What happened that day was a massive trauma, suffered by many millions of people. You didn’t have to be at Ground Zero, or the Pentagon, or Shanksville Pennsylvania–and you didn’t have to know someone who was there–to be traumatized. I think we’re still reeling from the event, at least in some ways. Having said that, I think it’s an exaggeration to say that “the world changed” that day. I remember going to work that day and talking with a friend of mine who had lived in Israel for much of her life. She said something like, “America is just finding out how the rest of the world lives. This is nothing new.”

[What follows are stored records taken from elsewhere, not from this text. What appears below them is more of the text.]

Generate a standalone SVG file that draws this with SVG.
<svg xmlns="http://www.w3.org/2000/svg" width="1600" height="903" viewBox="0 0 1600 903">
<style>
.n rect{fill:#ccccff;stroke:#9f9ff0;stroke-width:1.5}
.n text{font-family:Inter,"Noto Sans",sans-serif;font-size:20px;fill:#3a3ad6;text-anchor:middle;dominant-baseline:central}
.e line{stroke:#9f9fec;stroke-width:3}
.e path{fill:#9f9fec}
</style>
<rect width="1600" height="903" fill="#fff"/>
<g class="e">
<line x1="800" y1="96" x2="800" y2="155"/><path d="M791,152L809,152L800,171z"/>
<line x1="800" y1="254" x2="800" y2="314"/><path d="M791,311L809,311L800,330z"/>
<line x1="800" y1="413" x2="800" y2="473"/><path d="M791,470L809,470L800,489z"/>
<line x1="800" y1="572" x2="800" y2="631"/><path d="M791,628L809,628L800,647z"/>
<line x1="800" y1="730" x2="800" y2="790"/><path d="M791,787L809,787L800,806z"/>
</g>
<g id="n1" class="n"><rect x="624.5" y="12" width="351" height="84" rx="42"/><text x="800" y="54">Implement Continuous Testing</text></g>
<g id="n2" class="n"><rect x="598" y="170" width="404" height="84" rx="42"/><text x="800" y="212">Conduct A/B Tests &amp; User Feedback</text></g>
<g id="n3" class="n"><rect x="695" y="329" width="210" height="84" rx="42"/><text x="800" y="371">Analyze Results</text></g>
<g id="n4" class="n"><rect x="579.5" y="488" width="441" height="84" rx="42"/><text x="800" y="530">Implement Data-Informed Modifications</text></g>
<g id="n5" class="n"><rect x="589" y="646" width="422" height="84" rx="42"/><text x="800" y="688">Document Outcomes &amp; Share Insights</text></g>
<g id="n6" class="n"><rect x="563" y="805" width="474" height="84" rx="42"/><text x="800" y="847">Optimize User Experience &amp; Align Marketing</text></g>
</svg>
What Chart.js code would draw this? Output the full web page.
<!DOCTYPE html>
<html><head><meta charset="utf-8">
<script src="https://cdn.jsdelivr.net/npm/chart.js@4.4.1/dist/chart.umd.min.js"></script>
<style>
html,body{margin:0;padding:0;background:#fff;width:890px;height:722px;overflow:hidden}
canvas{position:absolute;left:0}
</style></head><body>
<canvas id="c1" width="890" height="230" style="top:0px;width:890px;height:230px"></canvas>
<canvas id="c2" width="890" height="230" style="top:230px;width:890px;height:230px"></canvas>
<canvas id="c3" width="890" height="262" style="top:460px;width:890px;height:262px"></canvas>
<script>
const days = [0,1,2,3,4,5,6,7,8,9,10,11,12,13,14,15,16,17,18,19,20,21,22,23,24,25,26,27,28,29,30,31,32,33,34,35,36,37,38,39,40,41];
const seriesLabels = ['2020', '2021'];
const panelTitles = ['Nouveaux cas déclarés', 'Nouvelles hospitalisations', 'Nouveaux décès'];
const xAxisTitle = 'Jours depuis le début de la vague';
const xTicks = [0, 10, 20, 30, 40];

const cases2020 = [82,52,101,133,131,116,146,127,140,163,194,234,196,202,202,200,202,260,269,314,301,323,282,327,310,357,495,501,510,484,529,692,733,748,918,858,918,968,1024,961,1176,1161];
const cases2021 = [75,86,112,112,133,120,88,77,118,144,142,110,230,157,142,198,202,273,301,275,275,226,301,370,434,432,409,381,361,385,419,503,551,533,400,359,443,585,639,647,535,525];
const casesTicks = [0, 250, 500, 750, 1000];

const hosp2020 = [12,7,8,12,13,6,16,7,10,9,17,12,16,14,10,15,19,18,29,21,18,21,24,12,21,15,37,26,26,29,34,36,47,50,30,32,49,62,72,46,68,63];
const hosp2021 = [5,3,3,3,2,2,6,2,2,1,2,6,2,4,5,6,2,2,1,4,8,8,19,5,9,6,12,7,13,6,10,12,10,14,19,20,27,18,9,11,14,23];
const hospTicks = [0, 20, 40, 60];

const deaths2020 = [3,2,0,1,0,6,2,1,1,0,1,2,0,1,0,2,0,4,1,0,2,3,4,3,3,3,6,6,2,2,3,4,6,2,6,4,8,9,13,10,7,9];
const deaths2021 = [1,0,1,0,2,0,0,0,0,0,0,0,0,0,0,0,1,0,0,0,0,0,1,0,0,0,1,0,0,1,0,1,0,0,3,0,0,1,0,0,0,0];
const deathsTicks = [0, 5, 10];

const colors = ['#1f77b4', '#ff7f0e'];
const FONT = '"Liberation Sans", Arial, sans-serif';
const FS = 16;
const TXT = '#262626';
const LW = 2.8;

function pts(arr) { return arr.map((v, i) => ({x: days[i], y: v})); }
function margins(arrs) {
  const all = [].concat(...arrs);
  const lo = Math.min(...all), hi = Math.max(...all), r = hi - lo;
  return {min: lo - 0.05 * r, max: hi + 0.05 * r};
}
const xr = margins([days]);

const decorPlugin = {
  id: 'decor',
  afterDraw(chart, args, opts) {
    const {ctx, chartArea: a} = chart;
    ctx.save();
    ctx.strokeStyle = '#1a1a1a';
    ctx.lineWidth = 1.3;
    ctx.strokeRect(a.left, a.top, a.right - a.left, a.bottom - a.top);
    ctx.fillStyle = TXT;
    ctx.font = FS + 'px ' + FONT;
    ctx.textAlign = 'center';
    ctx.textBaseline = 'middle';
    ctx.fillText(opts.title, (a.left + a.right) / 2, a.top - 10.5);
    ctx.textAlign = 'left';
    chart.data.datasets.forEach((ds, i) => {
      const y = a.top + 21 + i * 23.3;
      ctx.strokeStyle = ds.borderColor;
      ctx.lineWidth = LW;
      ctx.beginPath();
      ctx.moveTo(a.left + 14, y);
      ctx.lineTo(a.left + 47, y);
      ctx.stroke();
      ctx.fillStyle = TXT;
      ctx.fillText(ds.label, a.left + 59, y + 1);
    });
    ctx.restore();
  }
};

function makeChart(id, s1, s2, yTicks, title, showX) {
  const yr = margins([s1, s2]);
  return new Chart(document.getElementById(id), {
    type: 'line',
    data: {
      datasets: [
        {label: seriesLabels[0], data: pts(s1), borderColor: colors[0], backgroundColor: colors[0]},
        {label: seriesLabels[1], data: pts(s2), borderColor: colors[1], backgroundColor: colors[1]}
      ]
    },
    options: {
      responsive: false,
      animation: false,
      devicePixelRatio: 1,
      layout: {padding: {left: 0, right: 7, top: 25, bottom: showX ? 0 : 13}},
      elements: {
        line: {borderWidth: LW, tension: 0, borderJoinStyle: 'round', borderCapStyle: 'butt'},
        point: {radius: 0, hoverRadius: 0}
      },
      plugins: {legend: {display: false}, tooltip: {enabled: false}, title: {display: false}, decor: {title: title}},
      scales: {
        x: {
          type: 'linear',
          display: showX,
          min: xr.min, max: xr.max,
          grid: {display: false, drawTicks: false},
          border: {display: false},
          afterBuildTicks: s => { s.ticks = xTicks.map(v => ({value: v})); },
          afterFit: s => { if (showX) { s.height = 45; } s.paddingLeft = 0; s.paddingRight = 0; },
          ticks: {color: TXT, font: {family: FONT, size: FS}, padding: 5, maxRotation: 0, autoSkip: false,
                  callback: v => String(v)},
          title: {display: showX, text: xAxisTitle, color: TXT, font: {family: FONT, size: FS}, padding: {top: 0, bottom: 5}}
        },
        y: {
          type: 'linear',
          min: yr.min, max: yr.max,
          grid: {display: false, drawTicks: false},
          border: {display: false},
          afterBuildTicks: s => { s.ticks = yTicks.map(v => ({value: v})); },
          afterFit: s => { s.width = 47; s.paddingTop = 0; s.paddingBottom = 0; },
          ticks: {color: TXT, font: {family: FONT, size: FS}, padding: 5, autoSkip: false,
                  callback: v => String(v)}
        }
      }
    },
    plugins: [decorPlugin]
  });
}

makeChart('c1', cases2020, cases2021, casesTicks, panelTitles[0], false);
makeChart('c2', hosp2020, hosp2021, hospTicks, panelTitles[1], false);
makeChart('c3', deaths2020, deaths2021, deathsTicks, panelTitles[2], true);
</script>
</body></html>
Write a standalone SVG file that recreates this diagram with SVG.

And yet much has changed. The events of 9/11 inflicted an immense amount of anxiety on this nation, our culture, and much of the world. And we were pretty anxious already. It was at first an overlay of anxiety, or anxiety on top of anxiety–after all, who’s not anxious about something in their lives, in their relationships, in their homes and workplaces? But it has now (I believe) become an underlay, a barely perceptible hum of anxiety and tension that lies underneath our daily lives, our daily hustle.

I’ve written before about how national or global events can affect an individual person and even cause bouts of serious anxiety and depression. But even if you don’t feel that deeply about what happened seven years ago today, it’s a good idea to take some time today, to keep some silence, and to reflect on the many things that continue to challenge you–and all of us–in these anxious times.